ここまでくると、次に言いたいことがわかると思います。なんと、第100回聖翔祭の「スタァライト」では、この結末は改変されてしまいます!フローラはもう一度塔に登り、幽閉されていたクレールと女神たちを、贖罪のループから解放します。そして、星を摘みに来る新たな罪人も、それを迎える女神もいなくなり、ループは終わりを迎えます。それは、輪廻転生を繰り返し、遥か未来につながれるはずの魂が、永遠の執着から解放されたことを意味しています。ゆえに、この物語に新たな燃料はくべられず、永遠にループさせて作品を続けるという作者の意図は除かれることになります。結果として、スタァライト」という「舞台の死」が実現してしまいました。

まとめると、ハッピーエンドだと思われた第100回聖翔祭の「スタァライト」は、結果的に物語の終焉となり、99期生の舞台少女たちにとっての「舞台の死」が引き起こされてしまいました。偶然にも、大場ななのループは、「舞台少女の死」だけではなく「舞台の死」からも仲間を守っていたことになっています。つまりスタァライト」は、ループした世界がさらにループに取り込まれる構造により、強固に「死」から守られていたことになります。

 

では、最後に、この「舞台の死」をもたらした根本の原因は何でしょうか?大場ななという舞台少女と「スタァライト」という舞台によって作られた、二つの強固な時間のループを壊した人物がいます。しかも、おのれの「スタァライト」への執着と、わずか5歳で運命を交換した一人の少女との約束のためという、無邪気で傲慢な理由でです。さらに彼女は、舞台の結末を書き換えて、二人だけの新章を生み出しました。それは、作者の意図を超えて、舞台に新たな生が与えられたことを意味します。果たしてその物語の結末の続きは?主演は?死んだはずの舞台少女たちの運命は?私はそれが見たいのです。

 

 

ねぇ――聖翔音楽学園三年生、愛城華恋さん?

 

 

 

 

以下、考察のまとめです。

 

舞台少女たちは、大場ななと「スタァライト」の二重のループによって死から守られていた。

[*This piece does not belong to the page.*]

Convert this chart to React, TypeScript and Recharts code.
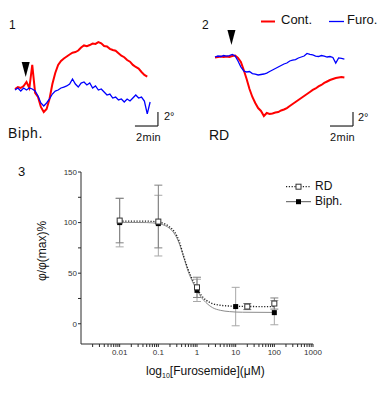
import React from 'react'
import {
  LineChart, Line, XAxis, YAxis, ReferenceLine, ReferenceDot,
  ComposedChart, Scatter, ErrorBar,
} from 'recharts'

// ── Shared styles ─────────────────────────────────────────────────────────

const FONT = '"Liberation Sans", Arial, Helvetica, sans-serif'
const RED = '#ff0000'
const BLUE = '#0000ff'
const INK = '#222'

// trace sampling (minutes) and drawing scale of the traces
const STEP = 0.25
const PX_PER_MIN = 11.5
const PX_PER_DEG = 7

// ── Trace data (degrees from baseline, one value every STEP min) ─────────

const BIPH_CONT = [
  -0.14, 0.14, 0.0, 0.29, 0.86, 0.0, 3.29, -0.71, -1.29, -2.71, -3.43, -3.0,
  -1.57, 0.57, 2.14, 3.29, 3.86, 4.21, 4.5, 4.79, 5.05, 5.14, 5.35, 5.79,
  6.08, 5.98, 6.14, 6.35, 6.3, 6.55, 6.38, 6.0, 5.93, 5.6, 5.43, 5.33,
  4.98, 4.62, 4.4, 4.0, 3.76, 3.3, 3.0, 2.78, 2.29, 1.88, 1.64,
]
const BIPH_FURO = [
  -0.29, 0.0, -0.43, 0.0, -0.29, 0.0, -0.14, -0.43, -1.14, -2.14, -2.57, -2.14,
  -1.57, -0.86, -0.43, -0.29, 0.0, 0.14, 0.29, 0.57, 1.29, 0.57, 0.14, 0.71,
  0.86, 0.43, 0.71, 0.0, 0.29, -0.29, -0.14, -0.57, -1.0, -0.86, -1.43, -1.29,
  -1.71, -1.57, -2.0, -1.57, -1.86, -1.43, -1.0, -1.43, -1.29, -1.86, -3.71, -2.0,
]
const RD_CONT = [
  -0.07, 0.0, 0.07, 0.0, 0.07, 0.0, 0.14, 0.21, -0.14, -0.71, -1.86, -3.14,
  -4.57, -5.71, -6.57, -7.29, -7.71, -8.43, -8.0, -8.14, -8.07, -7.93, -7.86, -7.64,
  -7.5, -7.29, -7.0, -6.71, -6.43, -6.14, -5.86, -5.57, -5.29, -5.0, -4.71, -4.5,
  -4.21, -4.0, -3.71, -3.5, -3.29, -3.14, -3.0, -2.93, -2.86, -2.93,
]
const RD_FURO = [
  0.0, 0.14, 0.07, 0.21, 0.14, 0.21, 0.36, 0.14, -0.57, -1.43, -2.0, -2.14,
  -2.07, -2.36, -2.43, -2.57, -2.5, -2.43, -2.29, -2.07, -1.86, -1.64, -1.43, -1.21,
  -1.0, -0.86, -0.57, -0.43, -0.36, -0.14, 0.0, 0.14, 0.5, 0.36, 0.29, 0.14,
  0.07, 0.21, 0.14, 0.0, 0.07, -0.07, -0.86, -0.14, -0.21, -0.29,
]

// ── Dose-response data ────────────────────────────────────────────────────

const RD_CONC = [0.01, 0.1, 1, 20, 100]
const RD_MEAN = [102, 101, 36, 17, 20]
const RD_ERR_LO = [22, 26, 10, 3, 5.5]
const RD_ERR_HI = [22, 36, 10, 3, 5.5]

const BIPH_CONC = [0.01, 0.1, 1, 10, 100]
const BIPH_MEAN = [100, 99, 33, 17, 11]
const BIPH_ERR_LO = [24, 32, 11, 19, 12]
const BIPH_ERR_HI = [24, 28, 11, 19, 12]

// fitted curves
const FIT_CONC = [0.01, 0.05, 0.1, 0.15, 0.2, 0.26, 0.35, 0.45, 0.6, 0.8, 1, 1.3, 1.7, 2.5, 4, 7, 15, 100]
const FIT_RD = [101.5, 101.4, 100.5, 98.5, 95.5, 91, 81, 67, 53, 42, 35, 28, 23.5, 20, 18.3, 17.5, 17.1, 17]
const FIT_BIPH = [100.2, 100, 99, 97, 94, 89, 79, 66, 51, 40, 33, 26, 21, 16, 13.3, 12, 11.4, 11.2]

const X_TICKS = [0.01, 0.1, 1, 10, 100, 1000]
const X_TICK_LABELS = ['0.01', '0.1', '1', '10', '100', '1000']
const DECADES = [0.001, 0.01, 0.1, 1, 10, 100]
const Y_TICKS = [0, 25, 50, 75, 100, 125, 150]
const Y_TICK_LABELS = ['0', '', '50', '', '100', '', '150']

// ── Helpers ───────────────────────────────────────────────────────────────

const toSeries = (vals: number[]) => vals.map((v, i) => ({ t: i * STEP, v }))

const X_ALL_TICKS = [
  ...DECADES.flatMap((d) => [2, 3, 4, 5, 6, 7, 8, 9].map((m) => m * d)),
  ...X_TICKS,
].sort((a, b) => a - b)

const fmtX = (v: number) => {
  const i = X_TICKS.findIndex((t) => Math.abs(t - v) < t * 1e-6)
  return i >= 0 ? X_TICK_LABELS[i] : ''
}
const fmtY = (v: number) => {
  const i = Y_TICKS.indexOf(v)
  return i >= 0 ? Y_TICK_LABELS[i] : ''
}

function Txt({ x, y, size = 12, children, style }: any) {
  return (
    <div
      style={{
        position: 'absolute', left: x, top: y, transform: 'translateY(-50%)',
        fontSize: size, lineHeight: 1, fontFamily: FONT, color: '#111', whiteSpace: 'nowrap',
        ...style,
      }}
    >
      {children}
    </div>
  )
}

const arrowShape = (p: any) => (
  <path d={`M${p.cx - 4},${p.cy - 7.5} L${p.cx + 4},${p.cy - 7.5} L${p.cx},${p.cy + 7.5} Z`} fill="#000" />
)

// ── Trace panel ───────────────────────────────────────────────────────────

interface TraceProps {
  cont: number[]
  furo: number[]
  startPx: number
  basePx: number
  arrowT: number
  arrowDeg: number
  barT: number
  barDeg: number
}

function TracePanel({ cont, furo, startPx, basePx, arrowT, arrowDeg, barT, barDeg }: TraceProps) {
  const W = 192
  const H = 150
  const xDomain = [-startPx / PX_PER_MIN, (W - startPx) / PX_PER_MIN]
  const yDomain = [-(H - basePx) / PX_PER_DEG, basePx / PX_PER_DEG]
  return (
    <LineChart width={W} height={H} margin={{ top: 0, right: 0, bottom: 0, left: 0 }}>
      <XAxis hide type="number" dataKey="t" domain={xDomain} allowDataOverflow />
      <YAxis hide type="number" domain={yDomain} allowDataOverflow />
      <Line data={toSeries(cont)} dataKey="v" type="linear" stroke={RED} strokeWidth={2}
        dot={false} isAnimationActive={false} />
      <Line data={toSeries(furo)} dataKey="v" type="linear" stroke={BLUE} strokeWidth={1.3}
        dot={false} isAnimationActive={false} />
      <ReferenceLine segment={[{ x: barT, y: barDeg }, { x: barT, y: barDeg - 2 }]} stroke="#222" strokeWidth={1.2} />
      <ReferenceLine segment={[{ x: barT - 2, y: barDeg - 2 }, { x: barT, y: barDeg - 2 }]} stroke="#222" strokeWidth={1.2} />
      <ReferenceDot x={arrowT} y={arrowDeg} r={0} shape={arrowShape} />
    </LineChart>
  )
}

// ── Dose-response panel ───────────────────────────────────────────────────

const openSquare = (p: any) =>
  p.cx == null ? <g /> : (
    <rect x={p.cx - 2.5} y={p.cy - 2.5} width={5} height={5} fill="#fff" stroke="#333" strokeWidth={1} />
  )
const filledSquare = (p: any) =>
  p.cx == null ? <g /> : <rect x={p.cx - 2.5} y={p.cy - 2.5} width={5} height={5} fill="#000" />
const noShape = () => <g />

function DosePanel() {
  const rdPts = RD_CONC.map((x, i) => ({ x, y: RD_MEAN[i], err: [RD_ERR_LO[i], RD_ERR_HI[i]] }))
  const biphPts = BIPH_CONC.map((x, i) => ({ x, y: BIPH_MEAN[i], err: [BIPH_ERR_LO[i], BIPH_ERR_HI[i]] }))
  const fitRd = FIT_CONC.map((x, i) => ({ x, y: FIT_RD[i] }))
  const fitBiph = FIT_CONC.map((x, i) => ({ x, y: FIT_BIPH[i] }))
  const tick = { fontSize: 8, fill: '#333', fontFamily: FONT }

  return (
    <ComposedChart width={384} height={250} margin={{ top: 22, right: 71, bottom: 26, left: 41 }}>
      <XAxis dataKey="x" type="number" scale="log" domain={[0.001, 1000]} allowDataOverflow
        ticks={X_ALL_TICKS} interval={0} tickFormatter={fmtX} tickSize={3} tickMargin={2}
        tick={tick} stroke="#2a2a2a" height={30} />
      <YAxis type="number" domain={[-20, 150]} allowDataOverflow ticks={Y_TICKS} interval={0}
        tickFormatter={fmtY} tickSize={3} tickMargin={1} tick={tick} stroke="#2a2a2a" width={40} />
      <Scatter data={biphPts} dataKey="y" shape={noShape} isAnimationActive={false}>
        <ErrorBar dataKey="err" direction="y" width={4} stroke="#a8a8a8" strokeWidth={1} />
      </Scatter>
      <Scatter data={rdPts} dataKey="y" shape={noShape} isAnimationActive={false}>
        <ErrorBar dataKey="err" direction="y" width={4} stroke="#808080" strokeWidth={1} />
      </Scatter>
      <Line data={fitBiph} dataKey="y" type="monotone" stroke="#8c8c8c" strokeWidth={1}
        dot={false} isAnimationActive={false} />
      <Line data={fitRd} dataKey="y" type="monotone" stroke={INK} strokeWidth={1.3}
        strokeDasharray="1.2 1.6" dot={false} isAnimationActive={false} />
      <Scatter data={biphPts} dataKey="y" shape={filledSquare} isAnimationActive={false} />
      <Scatter data={rdPts} dataKey="y" shape={openSquare} isAnimationActive={false} />
    </ComposedChart>
  )
}

// ── Page ──────────────────────────────────────────────────────────────────

export default function App() {
  return (
    <div style={{ position: 'absolute', left: 0, top: 0, width: 384, height: 400, background: '#fff', overflow: 'hidden' }}>
      <div style={{ position: 'absolute', left: 0, top: 0 }}>
        <TracePanel cont={BIPH_CONT} furo={BIPH_FURO} startPx={15} basePx={88}
          arrowT={0.93} arrowDeg={2.64} barT={12.43} barDeg={-3.43} />
      </div>
      <div style={{ position: 'absolute', left: 192, top: 0 }}>
        <TracePanel cont={RD_CONT} furo={RD_FURO} startPx={23} basePx={57}
          arrowT={1.43} arrowDeg={2.79} barT={12.0} barDeg={-7.86} />
      </div>
      <div style={{ position: 'absolute', left: 0, top: 150 }}>
        <DosePanel />
      </div>

      {/* panel labels */}
      <Txt x={9} y={25} size={12}>1</Txt>
      <Txt x={202} y={25} size={12}>2</Txt>
      <Txt x={18} y={171} size={13}>3</Txt>
      <Txt x={8} y={133} size={14} style={{ letterSpacing: 0.6 }}>Biph.</Txt>
      <Txt x={209} y={135} size={14}>RD</Txt>

      {/* scale bar texts */}
      <Txt x={164} y={116} size={11}>2°</Txt>
      <Txt x={136} y={137} size={11} style={{ letterSpacing: 0.3 }}>2min</Txt>
      <Txt x={358} y={117} size={11}>2°</Txt>
      <Txt x={330} y={137} size={11} style={{ letterSpacing: 0.3 }}>2min</Txt>

      {/* trace legend */}
      <svg style={{ position: 'absolute', left: 0, top: 0 }} width={384} height={40}>
        <line x1={261} y1={21.5} x2={275} y2={21.5} stroke={RED} strokeWidth={2} />
        <line x1={329} y1={21.5} x2={344} y2={21.5} stroke={BLUE} strokeWidth={1.3} />
      </svg>
      <Txt x={281} y={19} size={13}>Cont.</Txt>
      <Txt x={347} y={19} size={13}>Furo.</Txt>

      {/* dose legend */}
      <svg style={{ position: 'absolute', left: 0, top: 170 }} width={384} height={40}>
        <line x1={286} y1={16.7} x2={311} y2={16.7} stroke={INK} strokeWidth={1.2} strokeDasharray="1.2 1.6" />
        <rect x={296} y={14.2} width={5} height={5} fill="#fff" stroke="#333" />
        <line x1={286} y1={31.7} x2={311} y2={31.7} stroke="#555" strokeWidth={1} />
        <rect x={296} y={29.2} width={5} height={5} fill="#000" />
      </svg>
      <Txt x={315} y={186} size={12}>RD</Txt>
      <Txt x={315} y={201} size={12}>Biph.</Txt>

      {/* axis titles */}
      <Txt x={146} y={372} size={12}>
        log<sub style={{ fontSize: 7, verticalAlign: -3 }}>10</sub>[Furosemide](μM)
      </Txt>
      <div
        style={{
          position: 'absolute', left: 42, top: 251, transform: 'translate(-50%, -50%) rotate(-90deg)',
          fontSize: 12, lineHeight: 1, fontFamily: FONT, color: '#111', whiteSpace: 'nowrap',
        }}
      >
        φ/φ(max)%
      </div>
    </div>
  )
}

飛び入りの舞台少女が、結末を変え、「舞台の死」と「舞台少女の死」が訪れた。

同時に少女は、新たな舞台「新章」を始めた。

愛城「また私、何かやっちゃいました?」

大場・神楽「駄目だこいつ…早くなんとかしないと…」

 

ということで、劇場新作を、お楽しみに!!!

 

 

 

 

以上、妄想終わり。

 

 

 

余談:

ワイドスクリーンバロックを理解したい方におススメのSF作品をご紹介します。もともと定義が曖昧な言葉ですが、何となく分かります(多分)。

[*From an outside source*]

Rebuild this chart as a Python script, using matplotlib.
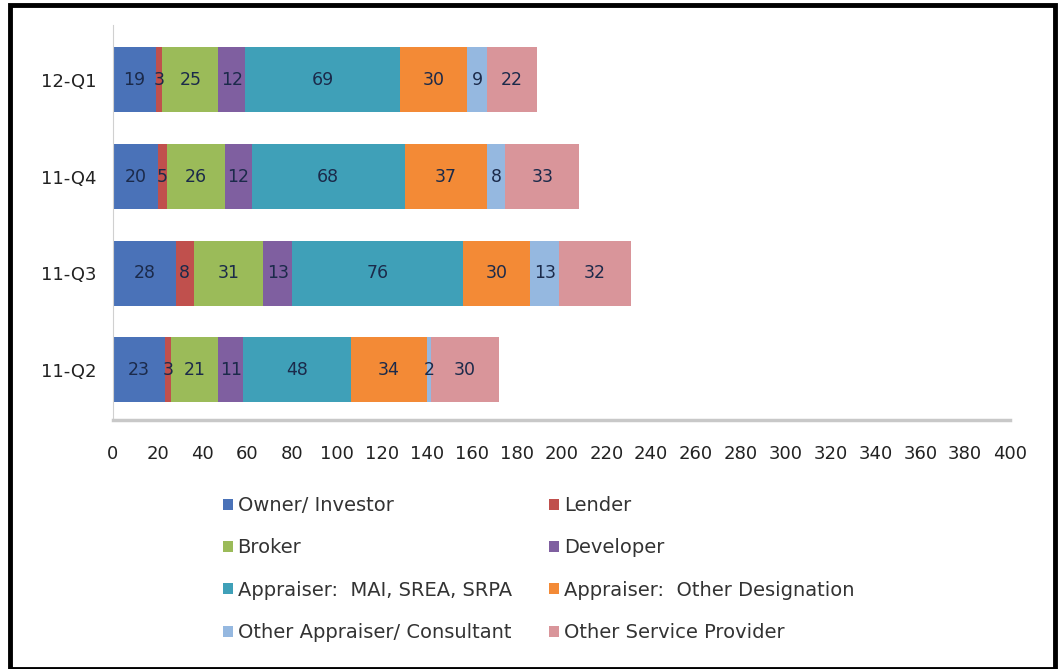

・スズダルの元ネタとなる話がある、短編小説集「スキャナーに生きがいはない 人類補完機構全短篇/コードウェイナー・スミス

・今一番来てるSF、「三体/劉 慈欣」「三体Ⅱ 黒暗森林 上・下/劉 慈欣」

・とにかく、わけわかんない。「Self-Reference ENGINE/円城 塔]」

・時間モノSF短編集「ここがウィネトカなら、きみはジュディ 時間SF傑作選」

まさに、時間と空間を手玉に取った、超壮大でぶっ飛んだスケールを”体感”できます。